The death of Sohrab at his father's hands seems especially wrong to those of us raised in the West because we have grown up thinking that the normal order of things is for sons to kill fathers, either symbolically or in fact. Since Freud and Frazer's The Golden Bough, we have even developed a certain soft spot in our hearts for patricides. However frightening and appalling patricide is, it has the sanction of natural process. The story of Sohrab fascinates us in part at least because it violates our sense of the natural order of things and adds a nightmarish element to a confrontation that is already heavily freighted with meaning.
Virtually the first choice which Sohrab makes is the fateful one that assures his destruction. When he comes to manhood he questions his mother as to his parentage. She tells him he is the son of Rostam. He is thrilled to learn this and immediately decides to go to Iran to overthrow shah Kay Kavus and place Rostam on his throne. Then the two of them will return to Turan to take that throne for Sohrab.

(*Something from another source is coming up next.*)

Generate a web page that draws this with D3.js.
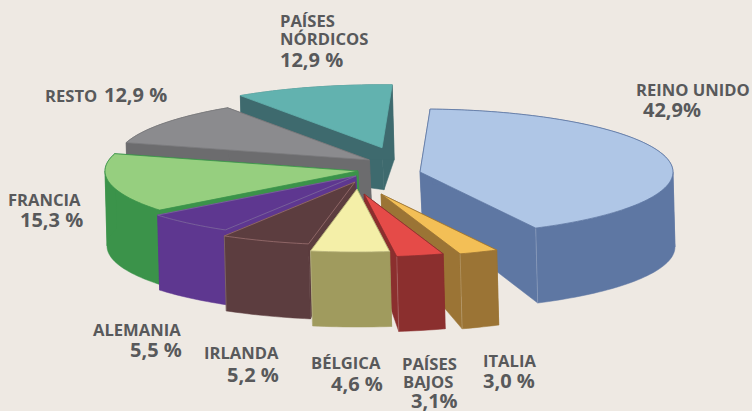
<!DOCTYPE html>
<html>
  <head>
    <title>Reparto por destino</title>
    <meta charset="utf-8">
    <script src="https://d3js.org/d3.v7.min.js"></script>
    <style>
      html, body { margin: 0; padding: 0; background: #eee9e3; }
      svg { display: block; }
      text { font-family: "Open Sans", sans-serif; font-weight: 700; fill: #58595b; }
    </style>
  </head>
  <body>
    <div id="vis"></div>
    <script>
      var categories = ["REINO UNIDO", "ITALIA", "PAÍSES BAJOS", "BÉLGICA", "IRLANDA", "ALEMANIA", "FRANCIA", "RESTO", "PAÍSES NÓRDICOS"];
      var printedValues = ["42,9%", "3,0 %", "3,1%", "4,6 %", "5,2 %", "5,5 %", "15,3 %", "12,9 %", "12,9 %"];
      // the printed figures add up to 105.4, and the slices were not drawn to them:
      // these are the shares measured from the slices in the picture
      var drawnShares = [41.8, 2.5, 3.0, 5.0, 5.7, 5.7, 15.1, 11.1, 10.1];

      var width = 752;
      var height = 411;
      var rimDepth = 75;
      var apexDepth = 42;
      var lowShift = 2;
      var nameSize = 16.6;
      var valueSize = 20;

      var topColors = ["#afc6e6", "#f3bf56", "#e54b48", "#f4efa8", "#5c3d3f", "#5e3790", "#96cf7f", "#8b8b8e", "#62b2af"];
      var wallColors = ["#5e77a3", "#9b7435", "#8b2f2e", "#a09b5e", "#5c3d3f", "#5e3790", "#3b934a", "#6c6c6e", "#3e6a6e"];
      var edgeColors = ["#5e77a3", "#9b7435", "#8b2f2e", "#b5b07a", "#9a7070", "#7d6a9c", "#3b934a", "#7a7a7c", "#62b2af"];
      // how far each slice was pulled out, in pie radii
      var pull = [[0.245, -0.095], [0.091, 0.254], [0.024, 0.254], [-0.004, 0.175], [-0.012, 0.063],
                  [-0.008, -0.032], [0, -0.111], [0.045, -0.286], [0.095, -0.48]];
      // back to front
      var drawOrder = [8, 0, 7, 6, 5, 4, 1, 2, 3];

      // one entry per category: the lines of its label, then where they sit
      var nameLines = [["REINO UNIDO"], ["ITALIA"], ["PAÍSES", "BAJOS"], ["BÉLGICA"], ["IRLANDA"], ["ALEMANIA"], ["FRANCIA"], ["RESTO"], ["PAÍSES", "NÓRDICOS"]];
      var namePos = [[[636, 96]], [[483, 367]], [[402, 370], [403, 388]], [[311, 369]], [[204, 359]], [[93, 336]], [[8, 206]], [[45, 102]], [[280, 27], [280, 45]]];
      var valuePos = [[643, 117], [483, 388], [411, 408], [331, 391], [227, 382], [130, 357], [20, 227], [104, 102], [280, 67]];

      var xPie = d3.scaleLinear().domain([-1, 1]).range([105, 611]);
      var yPie = d3.scaleLinear().domain([-1, 1]).range([115, 241]);
      var depth = d3.scaleLinear().domain([0, 1]).range([apexDepth, rimDepth]);

      var svg = d3.select("#vis").append("svg")
                  .attr("width", width)
                  .attr("height", height);

      var slices = d3.pie()
                     .sort(null)
                     .startAngle(2.3 * Math.PI / 180)
                     .endAngle((360 + 2.3) * Math.PI / 180)(drawnShares);

      var line = d3.line()
                   .x(function(p) { return p[0]; })
                   .y(function(p) { return p[1]; });

      // r is 0 at the apex and 1 on the rim, low says top or bottom face
      var project = function(i, angle, r, low) {
        var u = pull[i][0] + r * Math.sin(angle);
        var v = pull[i][1] - r * Math.cos(angle);
        return [xPie(u) + (low ? lowShift : 0), yPie(v) + (low ? depth(r) : 0)];
      };

      var rimPoints = function(i, a0, a1, low) {
        var n = Math.max(2, Math.ceil((a1 - a0) * 40));
        return d3.range(n + 1).map(function(k) {
          return project(i, a0 + (a1 - a0) * k / n, 1, low);
        });
      };

      // the rim band folds over at the left and right ends of the ellipse,
      // one polygon across the fold leaves a hole, so it is cut there
      var rimPieces = function(d) {
        var folds = [0.5, 1.5, 2.5].map(function(f) { return f * Math.PI; })
                                   .filter(function(a) { return a > d.startAngle && a < d.endAngle; });
        return d3.pairs([d.startAngle].concat(folds, [d.endAngle]));
      };

      drawOrder.forEach(function(i) {
        var d = slices[i];
        var g = svg.append("g").attr("class", "slice");
        var topRim = rimPoints(i, d.startAngle, d.endAngle, false);
        var lowRim = rimPoints(i, d.startAngle, d.endAngle, true);
        var apex = project(i, 0, 0, false);
        var apexLow = project(i, 0, 0, true);
        var last = topRim.length - 1;

        var wall = function(points) {
          g.append("path")
           .attr("d", line(points) + "Z")
           .attr("fill", wallColors[i])
           .attr("stroke", wallColors[i])
           .attr("stroke-width", 0.5);
        };
        wall([apex, topRim[0], lowRim[0], apexLow]);
        wall([apex, topRim[last], lowRim[last], apexLow]);
        rimPieces(d).forEach(function(p) {
          wall(rimPoints(i, p[0], p[1], false).concat(rimPoints(i, p[0], p[1], true).reverse()));
        });

        // faint highlight where the cut face meets the rim, front slices only
        if (d.endAngle < 3.8) {
          g.append("path")
           .attr("d", line([topRim[last], lowRim[last]]))
           .attr("stroke", "#ffffff")
           .attr("stroke-opacity", 0.2)
           .attr("stroke-width", 1)
           .attr("fill", "none");
        }

        g.append("path")
         .attr("d", line([apex].concat(topRim)) + "Z")
         .attr("fill", topColors[i])
         .attr("stroke", edgeColors[i])
         .attr("stroke-width", 0.8)
         .attr("stroke-linejoin", "round");
      });

      categories.forEach(function(c, i) {
        nameLines[i].forEach(function(l, k) {
          svg.append("text")
             .attr("x", namePos[i][k][0])
             .attr("y", namePos[i][k][1])
             .attr("font-size", nameSize)
             .text(l);
        });
        svg.append("text")
           .attr("x", valuePos[i][0])
           .attr("y", valuePos[i][1])
           .attr("font-size", valueSize)
           .text(printedValues[i]);
      });
    </script>
  </body>
</html>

When Rostam is the father, I the son,
However appealing a young man Sohrab is, this decision makes him an enemy of the shah. And being an enemy of the shah makes him an enemy both of Iran and of God. As modern readers we are inclined to see Sohrab's desire to overthrow Afrasiyab and Kay Kavus and replace them with the far worthier figure of Rostam as commendable, as a proto-modern anticipation of rule by merit rather than inheritance. But the Shahnameh is the Book of Kings. It has as its the fundamental belief that, for good or ill, Iran will endure for so long as it is ruled by a line of divinely appointed shahs. Loyalty to the monarch is part of piety, and to turn against the shah is both a crime against the state and against God. That God would choose so bad a ruler for Iran as Kay Kavus is indeed puzzling. But both the prologue and the conclusion to the story make quite clearly that man has no right to question or dispute His decision.

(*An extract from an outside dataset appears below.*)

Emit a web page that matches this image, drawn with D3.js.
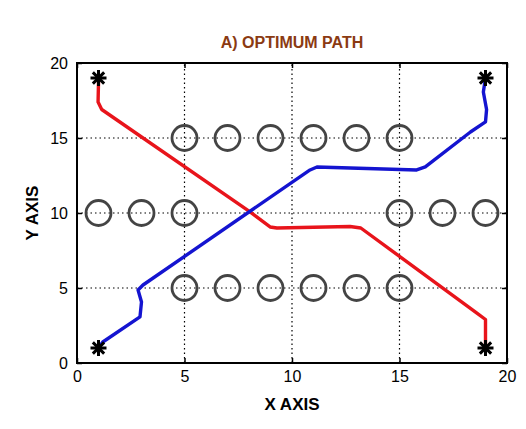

There is no question that the shah is the only one who gains by this tragedy, and the same may be said of many of the Shahnameh's other, tragic narratives. Does this mean that Ferdowsi himself was a royalist? Since so much of the Shahnameh details the terrible dilemmas posed for decent, moral and pious men, such as Rostam and Gudarz here, by the bad policies of foolish and inept rulers, it is hard to see Ferdowsi as in any sense a convinced and enthusiastic fan of whoever occupied the throne of Iran. He was a royalist in much the same sense that Shakespeare was. That is, he took for granted that monarchy was part of the essential fabric of life, the form of rule that God chose to give humanity society. Man simply had to make the best of it.

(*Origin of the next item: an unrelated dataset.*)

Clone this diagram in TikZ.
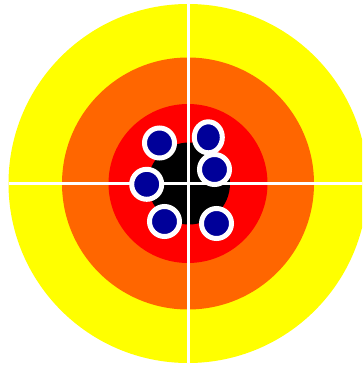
\documentclass[tikz,border=0pt]{standalone}
\begin{document}
\begin{tikzpicture}[x=1pt,y=-1pt,
  hit/.style={fill=hitblue,draw=white,line width=5pt},
  cross/.style={draw=white,line width=3pt}]
\definecolor{hitblue}{HTML}{000099}
\definecolor{ringyellow}{HTML}{FFFF00}
\definecolor{ringorange}{HTML}{FF6600}
\definecolor{ringred}{HTML}{FF0000}
\definecolor{ringblack}{HTML}{000000}
\useasboundingbox (0,0) rectangle (362,366);
\clip (0,0) rectangle (362,366);
\coordinate (c) at (188,183.5);
\fill[ringyellow] (c) circle (179.5);
\fill[ringorange] (c) circle (126);
\fill[ringred] (c) circle (79.5);
\fill[ringblack] (189,183.5) circle (41);
\draw[cross] (8.5,183.5) -- (370,183.5);
\draw[cross] (188,4) -- (188,363);
\filldraw[hit] (159.5,143) circle (15);
\filldraw[hit] (208.3,137.3) ellipse (14 and 15.5);
\filldraw[hit] (214.5,169.5) circle (15);
\filldraw[hit] (146.7,184.3) circle (15);
\filldraw[hit] (164.5,221.5) circle (15);
\filldraw[hit] (216.5,223.5) circle (15);
\end{tikzpicture}
\end{document}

But Ferdowsi was too keen and honest an observer of human life not see that the divine choice did not always fall upon those who were, in human terms, the best men. Indeed, the list of bad kings in the Shahnameh is a very long one, and that of good kings is depressingly short. What Ferdowsi knew was that the alternative to absolute rule by a divinely chosen shahanshah was not, of course, some better system, but the endless conflict of lesser rulers. If Kay Kavus were removed, all the various heroes who make up the court would become competitors for the throne, and the long and bloody wars of succession that followed would be even worse for Iran than the bad and foolish policies of Kay Kavos.